Sounds like the reverse of what I have experienced.

But then I do not use co2.

could be the cloudiness is actually cyano which blooms with low nitrates.

perhaps the tank is more balance out now with the co2 and the plants are thriving.

just my .02


----------



## aQualung (Oct 20, 2010)

beaslbob said:


> Sounds like the reverse of what I have experienced.
> 
> But then I do not use co2.
> 
> ...


You must be broke by now with all the .02 you give away every day.

Anyways that could make sense as well. I'll have to keep an eye on it. I keep unhooking the CO2 at night just because I'm scared of the pH dropping too low. By the AM if I keep it hooked up it's around 6.0.

If low nitrates are the case would it be more wise to add some amano shrimp sooner rather than later to get them eating some of the algae and producing more nitrates?

I would like to add at least a few at some point.

Like I said though I'm still going to ride it out through the weekend at least and we'll see how the tank looks by then.

I'd like to replace my swords with barclaya longifolia eventually as well.


----------



## aQualung (Oct 20, 2010)

Looks like someone dumped a gallon of garelick farms milk in there today!

Couple of questions:
I would turn the lights off but my filter barely aerates the water (not much bubbles) and I rely on the plants to make the O2 for my tank. Would turning the lights off for a couple days be any cause for concern regarding oxygen level in the water? I am afraid the plants won't produce enough with low light.

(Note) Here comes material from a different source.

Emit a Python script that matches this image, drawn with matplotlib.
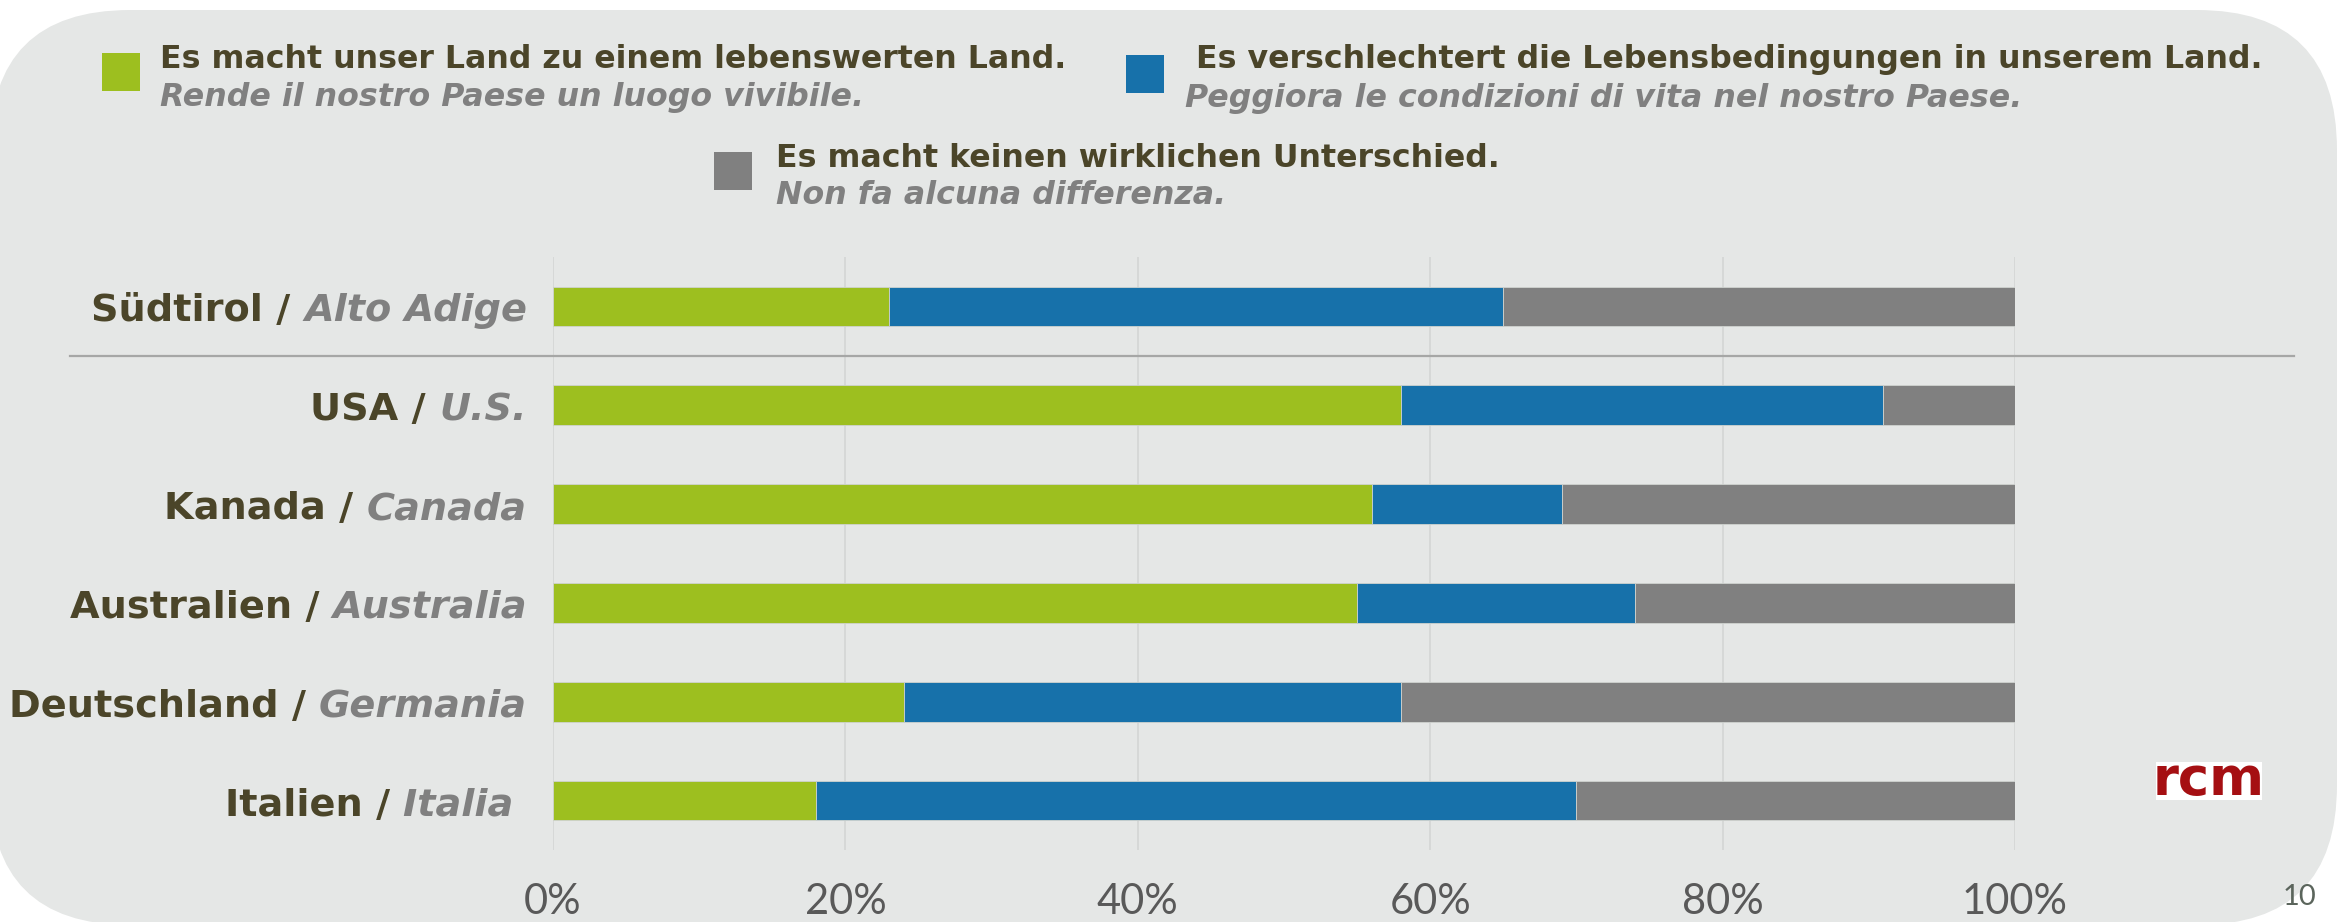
import matplotlib
matplotlib.use("Agg")
import matplotlib.pyplot as plt
import numpy as np
from matplotlib.patches import FancyBboxPatch, Rectangle
from matplotlib.transforms import IdentityTransform, blended_transform_factory, ScaledTranslation

# Daten
countries_de = ["Südtirol", "USA", "Kanada", "Australien", "Deutschland", "Italien"]
countries_it = ["Alto Adige", "U.S.", "Canada", "Australia", "Germania", "Italia "]
better = [23, 58, 56, 55, 24, 18]
worse = [42, 33, 13, 19, 34, 52]
no_diff = [35, 9, 31, 26, 42, 30]

legend_de = ["Es macht unser Land zu einem lebenswerten Land.",
             "Es verschlechtert die Lebensbedingungen in unserem Land.",
             "Es macht keinen wirklichen Unterschied."]
legend_it = ["Rende il nostro Paese un luogo vivibile.",
             "Peggiora le condizioni di vita nel nostro Paese.",
             "Non fa alcuna differenza."]

ticks = [0, 20, 40, 60, 80, 100]
tick_labels = ["0%", "20%", "40%", "60%", "80%", "100%"]
page_no = "10"

# Farben
colors = ["#9DBF1F", "#1771AA", "#808080"]
dark = "#4B4529"
grey_txt = "#808080"
bg = "#E5E7E6"

W, H = 2339, 922
fig = plt.figure(figsize=(W / 100, H / 100), dpi=100)
fig.patch.set_facecolor("white")
ident = IdentityTransform()


def ty(y):
    # Pixel von oben -> Pixel von unten
    return H - y


# Hintergrund (abgerundetes Rechteck)
box = FancyBboxPatch((-10, ty(925)), 2347, 915, boxstyle="round,pad=0,rounding_size=140",
                     transform=ident, facecolor=bg, edgecolor="none", zorder=0)
fig.add_artist(box)

ax = fig.add_axes([553 / W, 1 - 850 / H, (2015 - 553) / W, (850 - 257) / H])
ax.set_facecolor("none")

y = np.arange(len(countries_de))
b = np.array(better)
w = np.array(worse)
n = np.array(no_diff)
ax.barh(y, b, height=0.4, color=colors[0], edgecolor="#cfd3cf", linewidth=0.6, zorder=3)
ax.barh(y, w, left=b, height=0.4, color=colors[1], edgecolor="#cfd3cf", linewidth=0.6, zorder=3)
ax.barh(y, n, left=b + w, height=0.4, color=colors[2], edgecolor="#cfd3cf", linewidth=0.6, zorder=3)

ax.set_xlim(0, 100)
ax.set_ylim(len(countries_de) - 0.5, -0.5)
ax.set_xticks(ticks)
ax.set_xticklabels(tick_labels, fontsize=30, color="#595959", family=["Lato", "DejaVu Sans"])
ax.set_yticks([])
ax.tick_params(axis="x", length=0, pad=24)
ax.grid(axis="x", color="#D3D5D4", linewidth=1.2, zorder=0)
ax.set_axisbelow(True)
for s in ax.spines.values():
    s.set_visible(False)

# Trennlinie unter Südtirol
sep_tr = blended_transform_factory(ident, ax.transData)
ax.plot([70, 2294], [0.5, 0.5], transform=sep_tr, color="#A6A7A6", linewidth=1.6,
        clip_on=False, zorder=2)

# Kategorien (fett + kursiv)
fig.canvas.draw()
renderer = fig.canvas.get_renderer()
lab_tr = sep_tr + ScaledTranslation(0, -0.15, fig.dpi_scale_trans)
for i in range(len(countries_de)):
    t_it = ax.text(527, y[i], countries_it[i], transform=lab_tr, ha="right", va="baseline",
                   fontsize=27.5, fontweight="bold", style="italic", color=grey_txt,
                   family="DejaVu Sans")
    bb = t_it.get_window_extent(renderer)
    ax.text(bb.x0, y[i], countries_de[i] + " / ", transform=lab_tr, ha="right", va="baseline",
            fontsize=27.5, fontweight="bold", color=dark, family="DejaVu Sans")

# Legende
leg_sq = [(102, 53), (1126, 55), (714, 152)]
leg_de_pos = [(160, 68), (1196, 68), (776, 167)]
leg_it_pos = [(160, 106), (1185, 107), (776, 204)]
for i in range(3):
    sx, sy = leg_sq[i]
    fig.add_artist(Rectangle((sx, ty(sy + 38)), 38, 38, transform=ident,
                             facecolor=colors[i], edgecolor="none"))
    fig.text(leg_de_pos[i][0], ty(leg_de_pos[i][1]), legend_de[i], transform=ident,
             fontsize=22.8, fontweight="bold", color=dark, va="baseline")
    fig.text(leg_it_pos[i][0], ty(leg_it_pos[i][1]), legend_it[i], transform=ident,
             fontsize=22.8, fontweight="bold", style="italic", color=grey_txt, va="baseline")

# Logo
logo = Rectangle((2156, ty(800)), 106, 38, transform=ident, facecolor="white", edgecolor="none")
fig.add_artist(logo)
t_logo = fig.text(2153, ty(795), "rcm", transform=ident, fontsize=38, fontweight="bold",
                  color="#A50F12", va="baseline")
t_logo.set_clip_path(logo)

fig.text(2283, ty(905), page_no, transform=ident, fontsize=21, color="#5B655C",
         family=["Lato", "DejaVu Sans"], va="baseline")

fig.savefig("out.png", dpi=100)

Would it be wise to buy an air stone or bubble diffuser of some sort and use that for the time being?


----------



## beaslbob (May 29, 2009)

aQualung said:


> Looks like someone dumped a gallon of garelick farms milk in there today!
> 
> Couple of questions:
> I would turn the lights off but my filter barely aerates the water (not much bubbles) and I rely on the plants to make the O2 for my tank. Would turning the lights off for a couple days be any cause for concern regarding oxygen level in the water? I am afraid the plants won't produce enough with low light.
> ...


You can add an air stone if you want. My uncirculated unfiltered tank always had a high (8.2+) pH indicating the plants were removing the co2. Circulation may actually increase the co2.

If one of my tank clouded up after the initial clearing, I always kill the lights, the tank clears, and no fish die. I also stop adding food as well. then I resume with less light and feeding and the tank remains clear.


just my experience.

and .02


----------



## aQualung (Oct 20, 2010)

beaslbob said:


> You can add an air stone if you want. My uncirculated unfiltered tank always had a high (8.2+) pH indicating the plants were removing the co2. Circulation may actually increase the co2.
> 
> If one of my tank clouded up after the initial clearing, I always kill the lights, the tank clears, and no fish die. I also stop adding food as well. then I resume with less light and feeding and the tank remains clear.
> 
> ...


OK I just need to keep the lights killed then and I won't add any food until the water is crystal clear.

thanks!

Patience is tough!


----------